“Moderate water shortage first appeared around 1800, but it commenced in earnest from about 1900 when 2% of the world population experienced chronic water shortage ([with access to] less than 1000 cubic m/capita/year),” Matti Kummu of Aalto University, Finland, told environmentalresearchweb. “Water shortage increased extremely rapidly from 1960 onward, with the proportion of the global population living under chronic water shortage increasing from 9%, or 280 million people, in 1960 to 35% (2,300 million) in 2005.”

Kummu and colleagues from Aalto University and Vreije Universiteit Amsterdam in the Netherlands used the HYDE dataset on global population along with the ECBilt-CLIO-VECODE climate model and STREAM hydrological model to indicate past water availability. They then produced a water-crowding index for 284 food-producing units.

Developed by the International Food Policy Research Institute and International Water Management Institute, food-producing units are a hybrid of river basins and economic regions. This is the first water-scarcity study to use the units.

“The pace of growth of water scarcity – which according to our analysis is very rapid in many geographically large and highly populated regions of the planet – is striking,” said Kummu. “Our results, which are illustrated with global geographic maps, may, we hope, bring about public awareness and boost political will on tackling water scarcity.”

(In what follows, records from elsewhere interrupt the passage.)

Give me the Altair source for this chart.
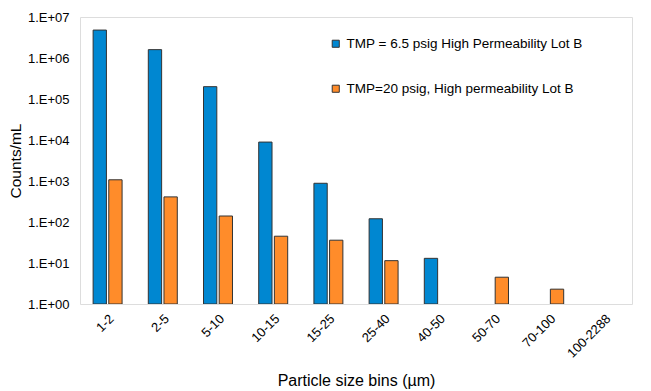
import altair as alt
import pandas as pd

bins = ["1-2", "2-5", "5-10", "10-15", "15-25", "25-40", "40-50", "50-70", "70-100", "100-2288"]
series_a = "TMP = 6.5 psig High Permeability Lot B"
series_b = "TMP=20 psig, High permeability Lot B"
values_a = [4.8e6, 1.6e6, 2.0e5, 8.9e3, 8.8e2, 1.2e2, 13, None, None, None]
values_b = [1.07e3, 4.1e2, 1.4e2, 45, 36, 11.4, None, 4.5, 2.3, None]
y_ticks = [1, 10, 100, 1e3, 1e4, 1e5, 1e6, 1e7]

rows = []
for b, va, vb in zip(bins, values_a, values_b):
    if va is not None:
        rows.append({"bin": b, "series": series_a, "value": va})
    if vb is not None:
        rows.append({"bin": b, "series": series_b, "value": vb})
df = pd.DataFrame(rows)

font = "Liberation Sans"

chart = alt.Chart(df).mark_bar(stroke="#333333", strokeWidth=1, clip=True).encode(
    x=alt.X("bin:N", sort=bins,
            scale=alt.Scale(domain=bins, paddingInner=0.475, paddingOuter=0.2375),
            axis=alt.Axis(title="Particle size bins (\u00b5m)", labelAngle=-45, ticks=False,
                          domain=False, labelPadding=8, labelFontSize=13, titleFontSize=16,
                          titlePadding=12, titleFontWeight="normal", labelColor="#000",
                          titleColor="#000")),
    xOffset=alt.XOffset("series:N", sort=[series_a, series_b],
                        scale=alt.Scale(domain=[series_a, series_b], paddingInner=0.15, paddingOuter=0)),
    y=alt.Y("value:Q",
            scale=alt.Scale(type="log", domain=[1, 1e7], nice=False),
            axis=alt.Axis(title="Counts/mL", values=y_ticks, ticks=False, domain=False, grid=False,
                          labelExpr="'1.E+0' + format(round(log(datum.value)/log(10)), 'd')",
                          labelPadding=11, labelFontSize=13, titleFontSize=15.5, titlePadding=4,
                          titleFontWeight="normal", labelColor="#000", titleColor="#000")),
    y2=alt.datum(1),
    color=alt.Color("series:N", sort=[series_a, series_b],
                    scale=alt.Scale(domain=[series_a, series_b], range=["#0087D1", "#FF8C2A"]),
                    legend=alt.Legend(title=None, orient="none", legendX=249, legendY=20,
                                      symbolType="square", symbolSize=50, symbolStrokeColor="#333333",
                                      symbolStrokeWidth=1, labelFontSize=13.5, labelColor="#000",
                                      rowPadding=30, labelOffset=4, labelLimit=400)),
).properties(
    width=552, height=287, padding={"left": 0, "top": 3, "right": 5, "bottom": 0}
).configure_view(
    stroke="#222222", strokeWidth=1
).configure(font=font).configure_axis(labelFont=font, titleFont=font).configure_legend(labelFont=font)

chart.save("out.html", embed_options={"renderer": "svg", "actions": False})
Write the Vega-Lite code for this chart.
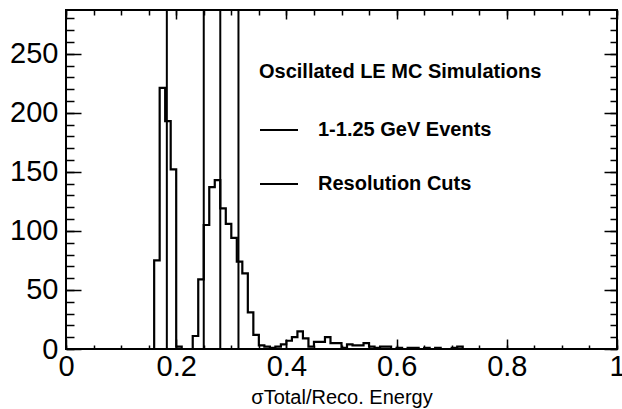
{
  "$schema": "https://vega.github.io/schema/vega-lite/v6.json",
  "width": 551,
  "height": 339,
  "autosize": {"type": "none"},
  "padding": {"left": 66, "top": 10, "right": 5, "bottom": 60},
  "background": "white",
  "config": {
    "view": {"stroke": "black", "strokeWidth": 2},
    "axis": {"grid": false, "domain": false, "tickColor": "black", "tickWidth": 1.5, "labelFont": "Liberation Sans", "labelColor": "black", "titleFont": "Liberation Sans", "titleColor": "black", "labelFlush": false, "labelOverlap": false, "labelBound": false}
  },
  "datasets": {
    "hist": [
      {"bin": 0.00, "count": 0}, {"bin": 0.01, "count": 0}, {"bin": 0.02, "count": 0}, {"bin": 0.03, "count": 0}, {"bin": 0.04, "count": 0},
      {"bin": 0.05, "count": 0}, {"bin": 0.06, "count": 0}, {"bin": 0.07, "count": 0}, {"bin": 0.08, "count": 0}, {"bin": 0.09, "count": 0},
      {"bin": 0.10, "count": 0}, {"bin": 0.11, "count": 0}, {"bin": 0.12, "count": 0}, {"bin": 0.13, "count": 0}, {"bin": 0.14, "count": 0},
      {"bin": 0.15, "count": 0}, {"bin": 0.16, "count": 75}, {"bin": 0.17, "count": 221}, {"bin": 0.18, "count": 193}, {"bin": 0.19, "count": 152},
      {"bin": 0.20, "count": 2}, {"bin": 0.21, "count": 0}, {"bin": 0.22, "count": 0}, {"bin": 0.23, "count": 11}, {"bin": 0.24, "count": 59},
      {"bin": 0.25, "count": 105}, {"bin": 0.26, "count": 137}, {"bin": 0.27, "count": 143}, {"bin": 0.28, "count": 119}, {"bin": 0.29, "count": 106},
      {"bin": 0.30, "count": 94}, {"bin": 0.31, "count": 74}, {"bin": 0.32, "count": 64}, {"bin": 0.33, "count": 31}, {"bin": 0.34, "count": 12},
      {"bin": 0.35, "count": 3}, {"bin": 0.36, "count": 2}, {"bin": 0.37, "count": 1}, {"bin": 0.38, "count": 2}, {"bin": 0.39, "count": 4},
      {"bin": 0.40, "count": 7}, {"bin": 0.41, "count": 10}, {"bin": 0.42, "count": 15}, {"bin": 0.43, "count": 9}, {"bin": 0.44, "count": 2},
      {"bin": 0.45, "count": 6}, {"bin": 0.46, "count": 6}, {"bin": 0.47, "count": 10}, {"bin": 0.48, "count": 5}, {"bin": 0.49, "count": 5},
      {"bin": 0.50, "count": 1}, {"bin": 0.51, "count": 4}, {"bin": 0.52, "count": 3}, {"bin": 0.53, "count": 3}, {"bin": 0.54, "count": 5},
      {"bin": 0.55, "count": 2}, {"bin": 0.56, "count": 1}, {"bin": 0.57, "count": 2}, {"bin": 0.58, "count": 2}, {"bin": 0.59, "count": 0},
      {"bin": 0.60, "count": 1}, {"bin": 0.61, "count": 0}, {"bin": 0.62, "count": 1}, {"bin": 0.63, "count": 1}, {"bin": 0.64, "count": 0},
      {"bin": 0.65, "count": 1}, {"bin": 0.66, "count": 0}, {"bin": 0.67, "count": 1}, {"bin": 0.68, "count": 0}, {"bin": 0.69, "count": 0},
      {"bin": 0.70, "count": 1}, {"bin": 0.71, "count": 2}, {"bin": 0.72, "count": 0}, {"bin": 0.73, "count": 0}, {"bin": 0.74, "count": 0},
      {"bin": 0.75, "count": 0}, {"bin": 0.76, "count": 0}, {"bin": 0.77, "count": 0}, {"bin": 0.78, "count": 0}, {"bin": 0.79, "count": 0},
      {"bin": 0.80, "count": 0}, {"bin": 0.81, "count": 0}, {"bin": 0.82, "count": 0}, {"bin": 0.83, "count": 0}, {"bin": 0.84, "count": 0},
      {"bin": 0.85, "count": 0}, {"bin": 0.86, "count": 0}, {"bin": 0.87, "count": 0}, {"bin": 0.88, "count": 0}, {"bin": 0.89, "count": 0},
      {"bin": 0.90, "count": 0}, {"bin": 0.91, "count": 0}, {"bin": 0.92, "count": 0}, {"bin": 0.93, "count": 0}, {"bin": 0.94, "count": 0},
      {"bin": 0.95, "count": 0}, {"bin": 0.96, "count": 0}, {"bin": 0.97, "count": 0}, {"bin": 0.98, "count": 0}, {"bin": 0.99, "count": 0},
      {"bin": 1.00, "count": 0}
    ],
    "cuts": [
      {"cut": 0.183}, {"cut": 0.25}, {"cut": 0.28}, {"cut": 0.313}
    ]
  },
  "resolve": {"axis": {"x": "independent", "y": "independent"}},
  "layer": [
    {
      "data": {"name": "hist"},
      "mark": {"type": "line", "interpolate": "step-after", "strokeWidth": 2.2, "clip": true},
      "encoding": {
        "x": {"field": "bin", "type": "quantitative",
              "scale": {"domain": [0, 1], "nice": false, "zero": false},
              "axis": {"orient": "bottom", "values": [0, 0.2, 0.4, 0.6, 0.8, 1], "format": "~g", "tickSize": -10, "labelFontSize": 29, "labelPadding": 13,
                       "title": "σTotal/Reco. Energy", "titleFontSize": 20, "titleFontWeight": "normal", "titlePadding": 6}},
        "y": {"field": "count", "type": "quantitative",
              "scale": {"domain": [0, 287], "nice": false},
              "axis": {"orient": "left", "values": [0, 50, 100, 150, 200, 250], "tickSize": -15, "labelFontSize": 29, "labelPadding": 23, "title": null}},
        "stroke": {"datum": "1-1.25 GeV Events",
                   "scale": {"domain": ["1-1.25 GeV Events", "Resolution Cuts"], "range": ["black", "black"]},
                   "legend": {"orient": "none", "legendX": 193, "legendY": 52,
                              "title": "Oscillated LE MC Simulations", "titleFont": "Liberation Sans", "titleFontSize": 20, "titleFontWeight": "bold", "titleColor": "black", "titlePadding": 28, "titleLimit": 500,
                              "labelFont": "Liberation Sans", "labelFontSize": 20, "labelFontWeight": "bold", "labelColor": "black", "labelOffset": 19, "labelLimit": 500,
                              "symbolType": "stroke", "symbolSize": 1444, "symbolStrokeWidth": 2, "rowPadding": 24}}
      }
    },
    {
      "data": {"name": "cuts"},
      "mark": {"type": "rule", "strokeWidth": 2},
      "encoding": {
        "x": {"field": "cut", "type": "quantitative",
              "axis": {"orient": "bottom", "values": [0, 0.05, 0.1, 0.15, 0.2, 0.25, 0.3, 0.35, 0.4, 0.45, 0.5, 0.55, 0.6, 0.65, 0.7, 0.75, 0.8, 0.85, 0.9, 0.95, 1], "tickSize": -4, "labels": false, "title": null}},
        "y": {"datum": 0, "type": "quantitative",
              "axis": {"orient": "left", "values": [0, 10, 20, 30, 40, 50, 60, 70, 80, 90, 100, 110, 120, 130, 140, 150, 160, 170, 180, 190, 200, 210, 220, 230, 240, 250, 260, 270, 280], "tickSize": -8, "labels": false, "title": null}},
        "y2": {"datum": 287},
        "stroke": {"datum": "Resolution Cuts"}
      }
    },
    {
      "data": {"name": "hist"},
      "mark": {"type": "point", "opacity": 0},
      "encoding": {
        "x": {"field": "bin", "type": "quantitative",
              "axis": {"orient": "top", "values": [0, 0.2, 0.4, 0.6, 0.8, 1], "tickSize": -9, "labels": false, "title": null}},
        "y": {"field": "count", "type": "quantitative",
              "axis": {"orient": "right", "values": [0, 50, 100, 150, 200, 250], "tickSize": -13, "labels": false, "title": null}}
      }
    },
    {
      "data": {"name": "hist"},
      "mark": {"type": "point", "opacity": 0},
      "encoding": {
        "x": {"field": "bin", "type": "quantitative",
              "axis": {"orient": "top", "values": [0, 0.05, 0.1, 0.15, 0.2, 0.25, 0.3, 0.35, 0.4, 0.45, 0.5, 0.55, 0.6, 0.65, 0.7, 0.75, 0.8, 0.85, 0.9, 0.95, 1], "tickSize": -5, "labels": false, "title": null}},
        "y": {"field": "count", "type": "quantitative",
              "axis": {"orient": "right", "values": [0, 10, 20, 30, 40, 50, 60, 70, 80, 90, 100, 110, 120, 130, 140, 150, 160, 170, 180, 190, 200, 210, 220, 230, 240, 250, 260, 270, 280], "tickSize": -7, "labels": false, "title": null}}
      }
    }
  ]
}
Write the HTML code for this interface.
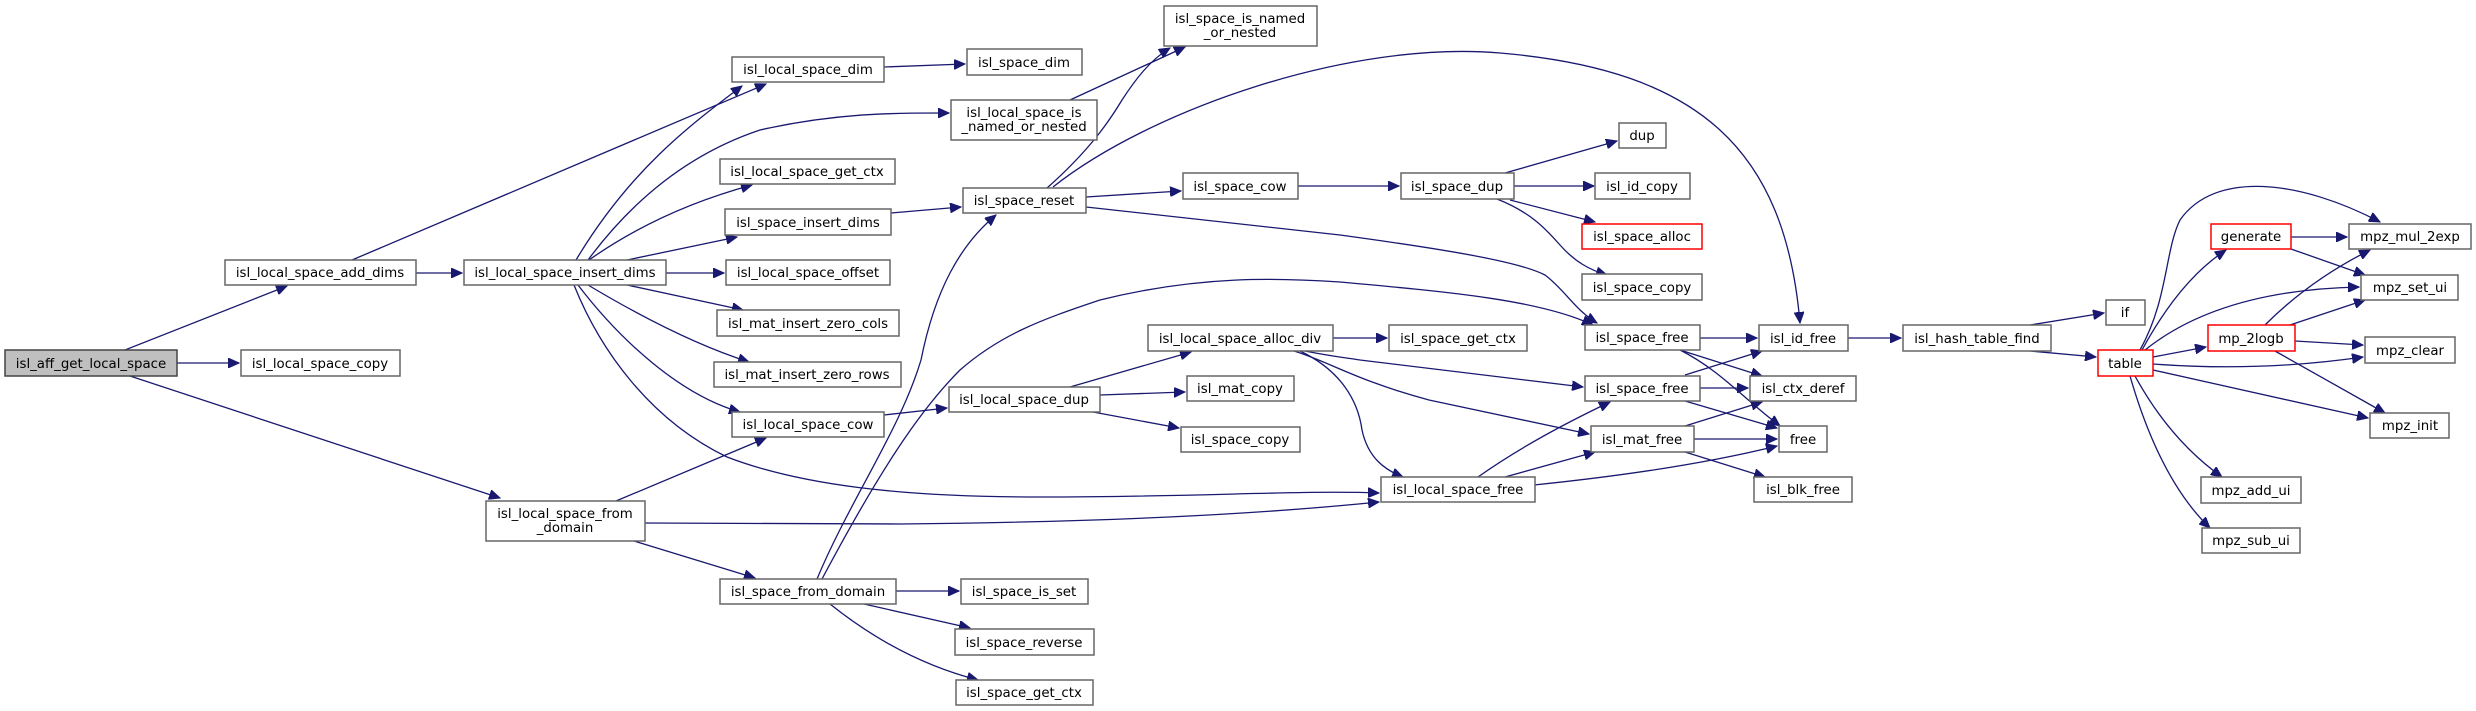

The researchers believe that their findings provide important insights on how water shortage has developed in different parts of the world. Understanding these past developments could help create future projections.

“In Eastern Asia and North Africa, over 20% of the population has been under some level of water shortage since the year 1900,” said Kummu. “In the Middle East, this point was not reached until 1960, and in South Asia slightly later. In South Asia the trend has been particular sharp as today over 90% of the population are under some level of water shortage.”

As water has become more scarce, people have used adaptation techniques such as the construction of reservoirs, irrigation and abstraction of groundwater.

“Our study reinforces the view that there are already several regions in which such measures are no longer sufficient, as there is simply not enough water available,” said Kummu. “Consequently, there will be an increasing need for non-structural measures, focusing on increasing the efficiency of water use, lowering water use intensity, reforming the economic structure of countries or entire regions, and optimising virtual water flows from regions without shortage to regions with shortage.”

Virtual water is water used to produce goods, food or electricity imported from one country to another.
Now the researchers will assess in more detail how physical water scarcity has developed since 1900 as well as how it is likely to change by 2100, along with scientists from the University of Kassel, Germany.

“In macro-level analyses such as ours, water shortage is usually defined as the water availability per capita over a time period such as one year,” said Kummu. “It would be, however, highly beneficial to develop the approach to include more detailed estimations of the historical evolution of water demand and the dynamics of water availability. Our aim is consequently to assess both population-driven and demand-driven physical water scarcities for 1900-2100.”

The team reported its work in Environmental Research Letters (ERL).